The rating of a transformer NGR is typically specified in terms of its resistance value and power rating. Here's how the rating of the transformer NGR is important:
Fault Current Limitation: The NGR rating determines the maximum fault current that can flow through the neutral point of the transformer during a ground fault. This current should be limited to a safe and manageable level to prevent damage to the transformer windings and other components. The NGR rating is chosen based on the fault current level that the transformer can withstand without suffering damage.
Overcurrent Protection: The NGR plays a role in limiting the fault current magnitude to a level that can be safely interrupted by protective devices, such as circuit breakers or fuses. If the fault current is too high, it might not be effectively interrupted by these protective devices, leading to further damage or hazards.

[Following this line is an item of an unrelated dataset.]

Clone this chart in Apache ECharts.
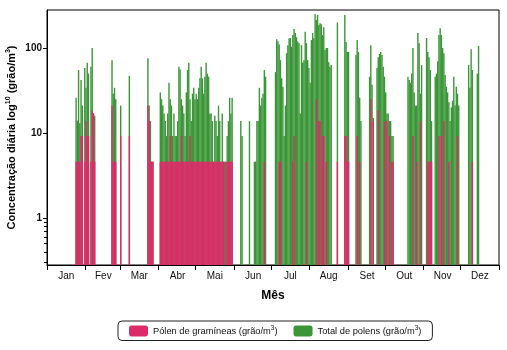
<!DOCTYPE html>
<html><head><meta charset="utf-8">
<script src="https://cdn.jsdelivr.net/npm/echarts@6/dist/echarts.min.js"></script>
<style>html,body{margin:0;padding:0;background:#fff}#c{width:507px;height:350px}</style>
</head><body><div id="c"></div>
<script>
const monthNames = ['Jan','Fev','Mar','Abr','Mai','Jun','Jul','Aug','Set','Out','Nov','Dez'];
const monthDays = [31,28,31,30,31,30,31,31,30,31,30,31];
const yTickValues = [1, 10, 100];
const yMinorTickValues = [0.3, 0.4, 0.5, 0.6, 0.7, 0.8, 0.9];
// day of year (0-based) with data
const days = [23,24,25,26,27,28,30,31,32,33,35,36,37,38,52,53,54,55,59,66,81,82,83,84,85,
91,92,93,94,95,96,97,98,99,100,101,102,103,104,105,106,107,108,109,110,111,112,113,114,115,116,117,118,119,
120,121,122,123,124,125,126,127,128,129,130,131,132,133,134,135,136,137,138,139,140,141,142,143,144,145,146,147,148,149,
156,157,163,167,168,169,170,171,172,173,174,175,176,
184,185,186,187,188,189,190,191,192,193,194,195,196,197,198,199,200,201,202,203,204,205,206,207,208,209,210,211,
212,213,214,215,216,217,218,219,220,221,222,223,224,225,226,227,228,229,234,240,241,242,
243,249,250,251,252,253,260,261,262,263,266,267,268,269,270,271,272,
273,274,275,276,277,278,279,291,292,293,294,295,296,297,298,299,300,301,302,
306,307,308,309,310,313,314,315,316,317,318,319,320,321,322,323,324,325,326,327,328,329,330,331,332,
340,341,342,343,347,348];
const totalPollen = [26,14,55,13,42,21,58,34,67,50,60,100,17,16,72,29,34,25,21,47,76,21,13.8,4.6,4.6,
30,25,21,17,13.8,9.2,17,39,25,21,9.2,17,9.2,9.2,13.8,60,56,25,21,17,9.2,30,55,67,25,13.8,29,34,25,
29,25,34,44,60,44,29,46,67,50,46,17,17,13.8,4.6,16,13.8,9.2,21,13.8,4.6,17,4.6,4.6,4.6,9.2,13.8,26,17,26,
13.8,9.2,13.8,4.6,4.6,13.8,13.8,34,21,26,29,55,46,
52,127,119,110,72,44,35,9.2,21,87,108,130,131,103,142,167,150,134,119,114,17,108,67,72,155,114,72,58,
39,124,150,130,250,214,245,186,196,190,142,176,95,100,100,68,60,63,200,245,118,90,
90,83,124,90,26,13.8,46,108,37,15,58,78,85,90,83,60,46,
30,17,17,13.8,13.8,9.2,9.2,46,42,39,50,100,30,21,21,150,114,29,63,
131,90,78,55,13.8,46,50,70,142,171,142,100,87,48,35,30,23,13.8,20,24,46,21,35,29,21,
63,34,97,55,50,106];
const grassPollen = [4.6,4.6,4.6,4.6,9.2,9.2,4.6,13.8,9.2,9.2,4.6,18.4,17,4.6,21,4.6,4.6,4.6,9.2,9.2,21,13.8,4.6,4.6,4.6,
4.6,4.6,4.6,4.6,4.6,4.6,4.6,4.6,9.2,4.6,4.6,4.6,4.6,4.6,4.6,4.6,4.6,9.2,4.6,4.6,4.6,4.6,4.6,4.6,9.2,4.6,4.6,4.6,4.6,
4.6,4.6,4.6,4.6,4.6,4.6,4.6,4.6,4.6,4.6,4.6,4.6,4.6,4.6,4.6,4.6,4.6,4.6,4.6,4.6,4.6,4.6,4.6,null,4.6,4.6,4.6,4.6,4.6,4.6,
null,null,null,null,null,null,null,null,null,null,null,4.6,null,
null,null,null,4.6,4.6,null,null,null,null,null,null,null,null,null,4.6,9.2,null,null,null,null,null,null,null,null,null,4.6,null,null,
null,null,null,null,null,25,null,13.8,13.8,null,9.2,9.2,null,4.6,null,null,null,null,4.6,9.2,9.2,4.6,
4.6,null,9.2,null,4.6,null,null,25,null,13.8,null,18.4,null,null,null,null,13.8,
null,13.8,null,9.2,null,4.6,4.6,null,null,null,null,9.2,null,null,4.6,null,null,13.8,null,
null,4.6,4.6,4.6,4.6,null,null,null,9.2,null,9.2,null,13.8,null,null,null,4.6,null,null,null,null,null,null,9.2,null,
null,null,null,4.6,null,null];

const grassName = 'Pólen de gramíneas (grão/m3)';
const totalName = 'Total de polens (grão/m3)';

const nDays = monthDays.reduce((a, b) => a + b, 0);
const monthStart = [];
monthDays.reduce((acc, n) => { monthStart.push(acc); return acc + n; }, 0);
const labelIdx = {};
monthStart.forEach((s, i) => { labelIdx[s + Math.floor(monthDays[i] / 2)] = monthNames[i]; });
const cats = [];
const totalFull = [];
const grassFull = [];
for (let i = 0; i < nDays; i++) { cats.push(String(i)); totalFull.push('-'); grassFull.push('-'); }
days.forEach((d, i) => {
  totalFull[d] = totalPollen[i];
  if (grassPollen[i] != null) grassFull[d] = grassPollen[i];
});
const Y_MIN = 0.28, Y_MAX = 280;

const FONT = 'Liberation Sans, Arial, Helvetica, sans-serif';
const chart = echarts.init(document.getElementById('c'), null, {renderer: 'canvas'});
chart.setOption({
  animation: false,
  textStyle: {fontFamily: FONT},
  color: ['#3b9638', '#dd2b69'],
  grid: {left: 47, right: 8, top: 10, bottom: 85, show: true, borderColor: '#000', borderWidth: 1,
         backgroundColor: 'transparent', containLabel: false, outerBoundsMode: 'none'},
  legend: {
    left: 118, top: 321,
    padding: [4, 11, 4, 11],
    itemWidth: 19, itemHeight: 11, itemGap: 16,
    borderColor: '#222', borderWidth: 1, borderRadius: 4,
    data: [grassName, totalName],
    formatter: function (name) {
      const base = name.slice(0, -2);
      return '{a|' + base + '}{s|3}{a|)}';
    },
    textStyle: {
      fontFamily: FONT, fontSize: 9.3, color: '#111',
      rich: {a: {fontFamily: FONT, fontSize: 9.3, color: '#111', lineHeight: 12},
             s: {fontFamily: FONT, fontSize: 6.5, color: '#111', verticalAlign: 'top', lineHeight: 12}}
    }
  },
  xAxis: {
    type: 'category', data: cats, boundaryGap: true,
    name: 'Mês', nameLocation: 'middle', nameGap: 25,
    nameTextStyle: {fontFamily: FONT, fontSize: 12, fontWeight: 'bold', color: '#000'},
    axisLine: {onZero: false, lineStyle: {color: '#000', width: 1}},
    axisTick: {show: true, length: 5, lineStyle: {color: '#000'},
      interval: function (idx) { return monthStart.indexOf(idx) >= 0; }},
    axisLabel: {
      interval: function (idx) { return labelIdx[idx] !== undefined; },
      formatter: function (v, idx) { return labelIdx[+v] || ''; },
      fontFamily: FONT, fontSize: 10, color: '#111', margin: 6
    },
    splitLine: {show: false}
  },
  yAxis: [{
    type: 'log', logBase: 10, min: Y_MIN, max: Y_MAX, startValue: Y_MIN,
    name: '{a|Concentração diária log}{s|10}{a| (grão/m}{s|3}{a|)}',
    nameLocation: 'middle', nameGap: 28, nameRotate: 90, nameMoveOverlap: false,
    nameTextStyle: {
      fontFamily: FONT, fontSize: 11, fontWeight: 'bold', color: '#000',
      rich: {a: {fontFamily: FONT, fontSize: 11, fontWeight: 'bold', color: '#000', lineHeight: 14},
             s: {fontFamily: FONT, fontSize: 7, fontWeight: 'bold', color: '#000', verticalAlign: 'top', lineHeight: 14}}
    },
    axisLine: {show: true, onZero: false, lineStyle: {color: '#000', width: 1}},
    axisTick: {show: true, length: 4, lineStyle: {color: '#000'}},
    axisLabel: {
      fontFamily: FONT, fontSize: 10, fontWeight: 'bold', color: '#111', margin: 5,
      showMinLabel: false, showMaxLabel: false,
      formatter: function (v) {
        const hit = yTickValues.find(t => Math.abs(t - v) / t < 1e-6);
        return hit !== undefined ? String(hit) : '';
      }
    },
    splitLine: {show: false}
  }, {
    type: 'value', position: 'left', min: Math.log10(Y_MIN), max: Math.log10(Y_MAX),
    axisLine: {show: false, onZero: false},
    axisLabel: {show: false},
    splitLine: {show: false},
    axisTick: {show: true, length: 3, lineStyle: {color: '#000'},
      customValues: yMinorTickValues.map(v => Math.log10(v))}
  }],
  series: [
    {name: totalName, type: 'bar', data: totalFull, barWidth: 1.4, barGap: '-100%',
     itemStyle: {color: '#3b9638'}},
    {name: grassName, type: 'bar', data: grassFull, barWidth: 1.4, barGap: '-100%',
     itemStyle: {color: '#dd2b69'}}
  ]
});
</script>
</body></html>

Voltage Regulation: The NGR rating also affects the voltage regulation of the transformer during normal operating conditions. The presence of the NGR can introduce a voltage drop across it, which slightly affects the overall voltage at the transformer terminals. Properly sizing the NGR ensures that the voltage regulation remains within acceptable limits.
System Stability: The fault current behavior in a power system significantly influences system stability. A transformer NGR with an appropriate rating helps in maintaining stable operation by limiting the impact of ground faults on system voltages and currents.
Ground Fault Detection: NGRs are often used in combination with ground fault detection systems to quickly identify and locate ground faults in the power system. The NGR rating affects the sensitivity of these detection systems and their ability to accurately locate faults.
When determining the transformer NGR rating, various factors need to be considered, such as the transformer's impedance, the fault current level, the system's fault clearing time, and the overall system configuration. Engineering calculations and simulations are often performed to ensure that the chosen NGR rating aligns with the transformer's protection requirements and the broader power system's characteristics.